Hay una explicación que al menos tiene la conveniencia de ser más simple. En 2019 gobernaba la derecha. Y la derecha tenía en el empresario multimillonario Sebastián Piñera que había puesto por segunda vez en La Moneda al presidente más rico de América (mucho más que el inquilino de entonces en la Casa Blanca, el atípico republicano y millonario derechista Donald Trump) y a un líder indiscutido. No insuperable, pero insuperado, en su tienda. El mismo -el único- presidente opositor a la Concertación que había gobernado en todos los treinta años de la transición democrática post-pinochetista. La misma Mayoría concertada de la centro-izquierda que sumando presidencias democristianas, socialdemócratas y socialistas ya había estado al mando de Chile más años que el propio capitán general Augusto Pinochet.
Hoy la derecha no tiene líder, y el presidente de Chile es un ex dirigente estudiantil. Gabriel Boric, de 35 años, sin corbata, ni esposa con papeles, ni prole, que muestra sus tatuajes al interlocutor que curioso pregunta por ellos.
En 2019, parecía impensable, pero no resultó imposible, el eclipse total de Sebastián Piñera, que al segundo mes de su segundo mandato gozaba de una popularidad de casi el 55%, parecía irrealizable una nueva Constitución redactada por una Convención de convencionales de integración prístina, conformada según un voto democrático, con paridad de género en la representación, y escaños reservados para una docena de nacionalidades preexistentes a la llegada del conquistador español Pedro de Valdivia a la loca geografía longitudinal de la próxima Capitanía General imperial y futura República independiente.

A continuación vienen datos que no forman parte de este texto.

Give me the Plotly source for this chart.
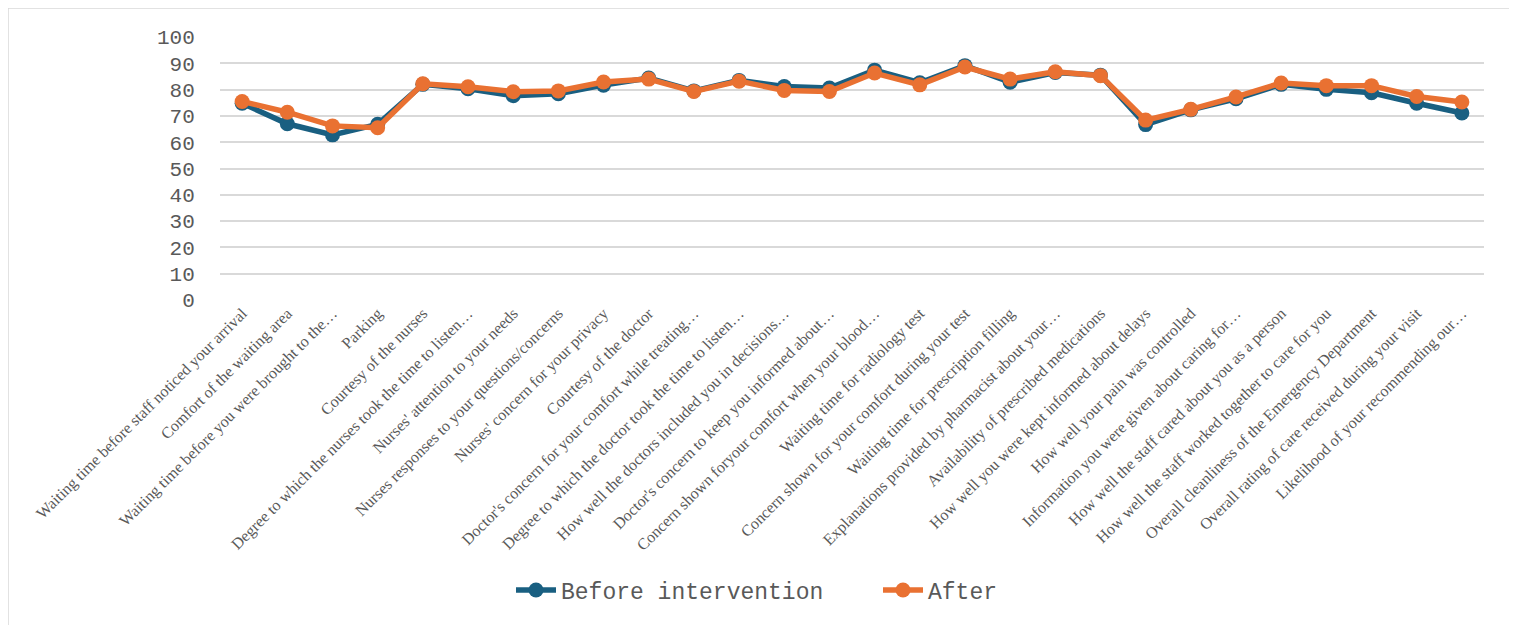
import plotly.graph_objects as go

categories = [
    "Waiting time before staff noticed your arrival",
    "Comfort of the waiting area",
    "Waiting time before you were brought to the…",
    "Parking",
    "Courtesy of the nurses",
    "Degree to which the nurses took the time to listen…",
    "Nurses' attention to your needs",
    "Nurses responses to your questions/concerns",
    "Nurses' concern for your privacy",
    "Courtesy of the doctor",
    "Doctor's concern for your comfort while treating…",
    "Degree to which the doctor took the time to listen…",
    "How well the doctors included you in decisions…",
    "Doctor's concern to keep you informed about…",
    "Concern shown foryour comfort when your blood…",
    "Waiting time for radiology test",
    "Concern shown for your comfort during your test",
    "Waiting time for prescription filling",
    "Explanations provided by pharmacist about your…",
    "Availability of prescribed medications",
    "How well you were kept informed about delays",
    "How well your pain was controlled",
    "Information you were given about caring for…",
    "How well the staff cared about you as a person",
    "How well the staff worked together to care for you",
    "Overall cleanliness of the Emergency Department",
    "Overall rating of care received during your visit",
    "Likelihood of your recommending our…",
]

before = [74.8, 67.0, 62.8, 66.8, 82.0, 80.3, 77.7, 78.4, 81.7, 84.4,
          79.5, 83.5, 81.2, 80.6, 87.4, 82.6, 89.1, 82.8, 86.5, 85.5,
          66.7, 72.3, 76.5, 82.0, 80.1, 78.8, 74.8, 71.1]
after = [75.5, 71.4, 66.2, 65.5, 82.2, 81.1, 79.2, 79.5, 82.9, 84.0,
         79.3, 83.2, 79.7, 79.3, 86.3, 81.8, 88.6, 84.0, 86.8, 85.3,
         68.4, 72.5, 77.2, 82.5, 81.5, 81.5, 77.4, 75.3]

series_names = ["Before intervention", "After"]
yticks = list(range(0, 101, 10))

BLUE = "#195f81"
ORANGE = "#e97132"

W, H = 1517, 625
L, R, T, B = 212, 41, 29, 333
PW = W - L - R
PH = H - T - B

fig = go.Figure()
for name, vals, col in [(series_names[0], before, BLUE), (series_names[1], after, ORANGE)]:
    fig.add_trace(go.Scatter(
        x=categories, y=vals, name=name, mode="lines+markers",
        line=dict(color=col, width=5.5),
        marker=dict(color=col, size=15, line=dict(width=0)),
        cliponaxis=False,
    ))

fig.update_layout(
    width=W, height=H,
    margin=dict(l=L, r=R, t=T, b=B),
    paper_bgcolor="white", plot_bgcolor="white",
    showlegend=True,
    legend=dict(
        orientation="h", x=(503 - L) / PW, xanchor="left",
        y=(H - B - 582) / PH, yanchor="middle",
        font=dict(family="Liberation Mono", size=23, color="#595959"),
        entrywidth=312, entrywidthmode="pixels",
        itemwidth=40, tracegroupgap=0,
    ),
    xaxis=dict(
        type="category", range=[-0.49, 27.49],
        tickangle=-45, showgrid=False, zeroline=False, showline=False,
        tickfont=dict(family="Liberation Serif", size=16, color="#595959"),
        ticks="", automargin=False,
    ),
    yaxis=dict(
        range=[0, 100], tickvals=yticks, showgrid=True,
        gridcolor="#d9d9d9", gridwidth=1.5, zeroline=False, showline=False,
        tickfont=dict(family="Liberation Mono", size=21, color="#595959"),
        ticks="outside", ticklen=20, tickcolor="rgba(0,0,0,0)",
        automargin=False,
    ),
    shapes=[dict(
        type="rect", xref="paper", yref="paper",
        x0=(0 - L) / PW, x1=(1504 - L) / PW,
        y0=(H - B - 640) / PH,
        y1=(H - B - 0) / PH,
        line=dict(color="#d9d9d9", width=1.5), fillcolor="rgba(0,0,0,0)",
        layer="below",
    )],
)

fig.write_html("out.html")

Se habían temido los meses anteriores al plebiscito del 4 de septiembre. Las luchas en las calles, las mitológicas contiendas épicas de multitudes enardecidas alimentadas a fake news e ideologías disolventes, la polaridad extrema de dos Chiles irreconciliables: nada de eso, que sí había sido pensado, temido, calculado, ocurrió.

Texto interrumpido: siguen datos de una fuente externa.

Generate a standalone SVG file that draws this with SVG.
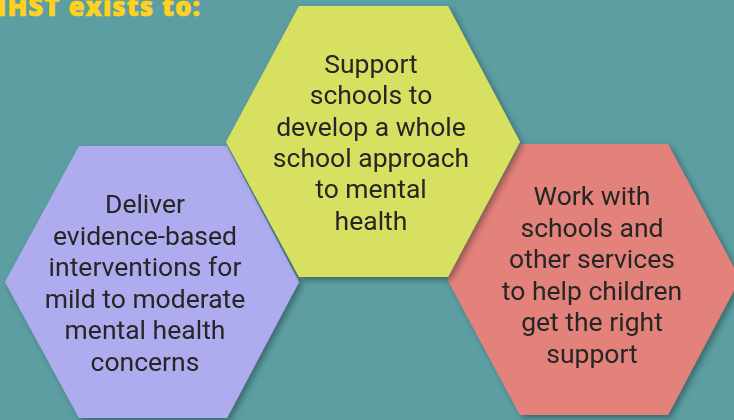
<svg xmlns="http://www.w3.org/2000/svg" width="734" height="420" viewBox="0 0 734 420">
<style>
.t{font-family:Roboto,"Liberation Sans",sans-serif;font-size:26.5px;fill:#262626;text-anchor:middle}
.title{font-family:"Open Sans","Liberation Sans",sans-serif;font-weight:800;font-size:26px;letter-spacing:1px;fill:#ffd21f;text-anchor:end;stroke:#ffd21f;stroke-width:0.6px}
</style>
<defs>
<filter id="sh" x="-10%" y="-10%" width="130%" height="130%">
<feDropShadow dx="3" dy="3" stdDeviation="3" flood-color="#000" flood-opacity="0.35"/>
</filter>
</defs>
<rect width="734" height="420" fill="#5c9ea2"/>
<text class="title" x="201" y="16">MHST exists to:</text>
<g id="purple" filter="url(#sh)">
<polygon points="79,146 227,146 299,282 227,418 79,418 5,282" fill="#aeacee"/>
<text class="t"><tspan x="145" y="213">Deliver</tspan><tspan x="145" y="245">evidence-based</tspan><tspan x="145" y="276">interventions for</tspan><tspan x="145" y="308">mild to moderate</tspan><tspan x="145" y="339">mental health</tspan><tspan x="145" y="371">concerns</tspan></text>
</g>
<g id="red" filter="url(#sh)">
<polygon points="520,144 668,144 740,279 668,415 520,415 447,279" fill="#e2827a"/>
<text class="t"><tspan x="592" y="205">Work with</tspan><tspan x="592" y="237">schools and</tspan><tspan x="592" y="268">other services</tspan><tspan x="592" y="300">to help children</tspan><tspan x="592" y="331">get the right</tspan><tspan x="592" y="363">support</tspan></text>
</g>
<g id="yellow" filter="url(#sh)">
<polygon points="299,6 448,6 520,142 448,277 299,277 226,142" fill="#d8e062"/>
<text class="t"><tspan x="371" y="73">Support</tspan><tspan x="371" y="104">schools to</tspan><tspan x="371" y="136">develop a whole</tspan><tspan x="371" y="167">school approach</tspan><tspan x="371" y="198">to mental</tspan><tspan x="371" y="230">health</tspan></text>
</g>
<g id="connectors"/>
</svg>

Nadie defiende el texto de la Constitución nueva como está, nadie defiende el texto de la Constitución vieja, la de Pinochet. El clivaje no es entre la Dictadura y el Progresismo, el Neoliberalismo y la Democracia Social, entre la gerontocracia de generales momios y la juventud maravillosa. Es entre dos metodologías para reformar la Constitución, y darle una forma más perfecta, menos imprecisa, más democrática en suma.